— Begin —

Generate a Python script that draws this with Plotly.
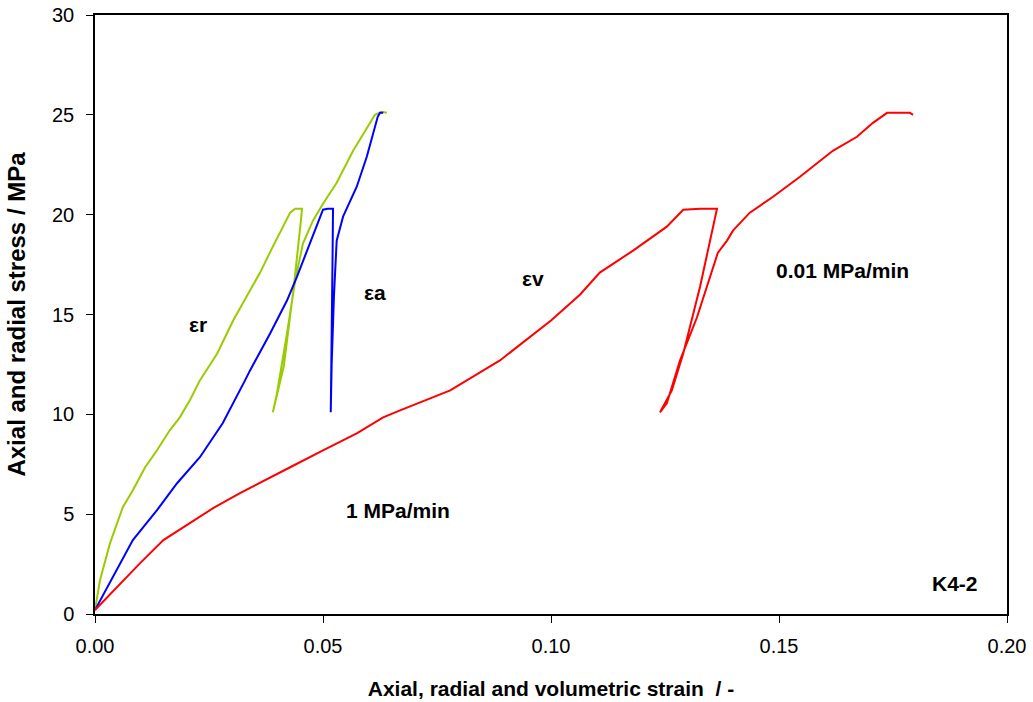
import plotly.graph_objects as go

# Radial strain (eps_r): loading, unloading at 20.3 MPa, reloading to 25 MPa
radial_strain = [0.0, 0.0011, 0.0033, 0.0061, 0.0083, 0.011, 0.0136, 0.0164, 0.0186, 0.0208,
                 0.023, 0.0268, 0.0303, 0.0333, 0.0362, 0.039, 0.0412, 0.0428, 0.0439, 0.0454,
                 0.0452, 0.0436, 0.0414, 0.0395, 0.039,
                 0.0399, 0.0421, 0.0439, 0.0456, 0.0478, 0.05, 0.053, 0.0566, 0.0588, 0.0614,
                 0.0629, 0.064]
radial_stress = [0.2, 1.7, 3.55, 5.35, 6.2, 7.35, 8.2, 9.2, 9.85, 10.7,
                 11.7, 13.05, 14.7, 15.9, 17.1, 18.4, 19.4, 20.1, 20.3, 20.3,
                 19.8, 16.4, 12.4, 10.6, 10.1,
                 11.05, 14.05, 16.7, 18.55, 19.7, 20.55, 21.6, 23.2, 24.05, 25.0,
                 25.15, 25.1]

# Axial strain (eps_a)
axial_strain = [0.0, 0.0048, 0.0083, 0.0136, 0.018, 0.023, 0.028, 0.0329, 0.034, 0.0384,
                0.0421, 0.0443, 0.0465, 0.0487, 0.05, 0.051, 0.0522,
                0.0521, 0.0519, 0.0517,
                0.0519, 0.0524, 0.053, 0.0544, 0.0574, 0.0596, 0.061, 0.062, 0.0625, 0.0632]
axial_stress = [0.2, 2.2, 3.7, 5.2, 6.55, 7.85, 9.55, 11.7, 12.2, 14.05,
                15.7, 16.9, 18.2, 19.4, 20.25, 20.3, 20.3,
                18.0, 13.0, 10.1,
                12.5, 15.9, 18.7, 19.9, 21.4, 22.9, 24.1, 24.9, 25.1, 25.1]

# Volumetric strain (eps_v)
vol_strain = [0.0, 0.0048, 0.0099, 0.015, 0.0208, 0.0259, 0.0318, 0.0384, 0.0428, 0.05,
              0.0574, 0.0632, 0.0669, 0.0779, 0.0888, 0.1, 0.1064, 0.1107, 0.118, 0.1254,
              0.129, 0.1327, 0.1364,
              0.1327, 0.129, 0.1265, 0.1239,
              0.1254, 0.1283, 0.132, 0.1342, 0.1366, 0.1386, 0.1399, 0.1436, 0.1487, 0.1546,
              0.1618, 0.1671, 0.1706, 0.1737, 0.1787, 0.1794]
vol_stress = [0.2, 1.35, 2.55, 3.7, 4.55, 5.3, 6.05, 6.85, 7.35, 8.2,
              9.05, 9.85, 10.2, 11.2, 12.7, 14.7, 16.0, 17.1, 18.2, 19.4,
              20.25, 20.3, 20.3,
              16.4, 13.05, 11.2, 10.1,
              10.55, 12.7, 14.85, 16.4, 18.1, 18.7, 19.2, 20.1, 20.9, 21.9,
              23.2, 23.9, 24.6, 25.1, 25.1, 25.0]

x_ticks = [0.0, 0.05, 0.10, 0.15, 0.20]
x_tick_text = ["0.00", "0.05", "0.10", "0.15", "0.20"]
y_ticks = [0, 5, 10, 15, 20, 25, 30]

FONT = "Liberation Sans, Arial, sans-serif"

fig = go.Figure()
fig.add_trace(go.Scatter(x=radial_strain, y=radial_stress, mode="lines",
                         line=dict(color="#99CC00", width=2), name="εr"))
fig.add_trace(go.Scatter(x=axial_strain, y=axial_stress, mode="lines",
                         line=dict(color="#0000FF", width=2), name="εa"))
fig.add_trace(go.Scatter(x=vol_strain, y=vol_stress, mode="lines",
                         line=dict(color="#FF0000", width=2), name="εv"))

labels = [
    (0.0226, 14.5, "<b>εr</b>"),
    (0.0614, 16.1, "<b>εa</b>"),
    (0.096, 16.8, "<b>εv</b>"),
    (0.164, 17.2, "<b>0.01 MPa/min</b>"),
    (0.0664, 5.2, "<b>1 MPa/min</b>"),
    (0.1886, 1.55, "<b>K4-2</b>"),
]
for x, y, t in labels:
    fig.add_annotation(x=x, y=y, text=t, showarrow=False,
                       font=dict(family=FONT, size=21, color="black"))

fig.update_layout(
    width=1033, height=702,
    margin=dict(l=95, r=26, t=15, b=88),
    paper_bgcolor="white", plot_bgcolor="white",
    showlegend=False,
    font=dict(family=FONT, size=20, color="black"),
)
fig.update_xaxes(
    range=[0, 0.20], tickvals=x_ticks, ticktext=x_tick_text,
    showgrid=False, zeroline=False, automargin=False,
    showline=True, linecolor="black", linewidth=1.5, mirror=True,
    ticks="outside", ticklen=7, tickcolor="black",
    tickfont=dict(family=FONT, size=20), ticklabelstandoff=6,
    title=dict(text="<b>Axial, radial and volumetric strain &nbsp;/ -</b>",
               font=dict(family=FONT, size=21), standoff=26),
)
fig.update_yaxes(
    range=[0, 30], tickvals=y_ticks,
    showgrid=False, zeroline=False, automargin=False,
    showline=True, linecolor="black", linewidth=1.5, mirror=True,
    ticks="outside", ticklen=7, tickcolor="black",
    tickfont=dict(family=FONT, size=20), ticklabelstandoff=8,
    title=dict(text="<b>Axial and radial stress / MPa</b>",
               font=dict(family=FONT, size=24), standoff=20),
)

fig.write_html("out.html")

— End —

Omitting all pictures, restate exactly the lines of the material from its start through the line that contains "12.5, 15.9, 18.7, 19.9, 21.4, 22.9, 24.1, 24.9, 25.1, 25.1]".

* **TASK SOLUTION**:
Generate a Python script that draws this with Plotly.
import plotly.graph_objects as go

# Radial strain (eps_r): loading, unloading at 20.3 MPa, reloading to 25 MPa
radial_strain = [0.0, 0.0011, 0.0033, 0.0061, 0.0083, 0.011, 0.0136, 0.0164, 0.0186, 0.0208,
                 0.023, 0.0268, 0.0303, 0.0333, 0.0362, 0.039, 0.0412, 0.0428, 0.0439, 0.0454,
                 0.0452, 0.0436, 0.0414, 0.0395, 0.039,
                 0.0399, 0.0421, 0.0439, 0.0456, 0.0478, 0.05, 0.053, 0.0566, 0.0588, 0.0614,
                 0.0629, 0.064]
radial_stress = [0.2, 1.7, 3.55, 5.35, 6.2, 7.35, 8.2, 9.2, 9.85, 10.7,
                 11.7, 13.05, 14.7, 15.9, 17.1, 18.4, 19.4, 20.1, 20.3, 20.3,
                 19.8, 16.4, 12.4, 10.6, 10.1,
                 11.05, 14.05, 16.7, 18.55, 19.7, 20.55, 21.6, 23.2, 24.05, 25.0,
                 25.15, 25.1]

# Axial strain (eps_a)
axial_strain = [0.0, 0.0048, 0.0083, 0.0136, 0.018, 0.023, 0.028, 0.0329, 0.034, 0.0384,
                0.0421, 0.0443, 0.0465, 0.0487, 0.05, 0.051, 0.0522,
                0.0521, 0.0519, 0.0517,
                0.0519, 0.0524, 0.053, 0.0544, 0.0574, 0.0596, 0.061, 0.062, 0.0625, 0.0632]
axial_stress = [0.2, 2.2, 3.7, 5.2, 6.55, 7.85, 9.55, 11.7, 12.2, 14.05,
                15.7, 16.9, 18.2, 19.4, 20.25, 20.3, 20.3,
                18.0, 13.0, 10.1,
                12.5, 15.9, 18.7, 19.9, 21.4, 22.9, 24.1, 24.9, 25.1, 25.1]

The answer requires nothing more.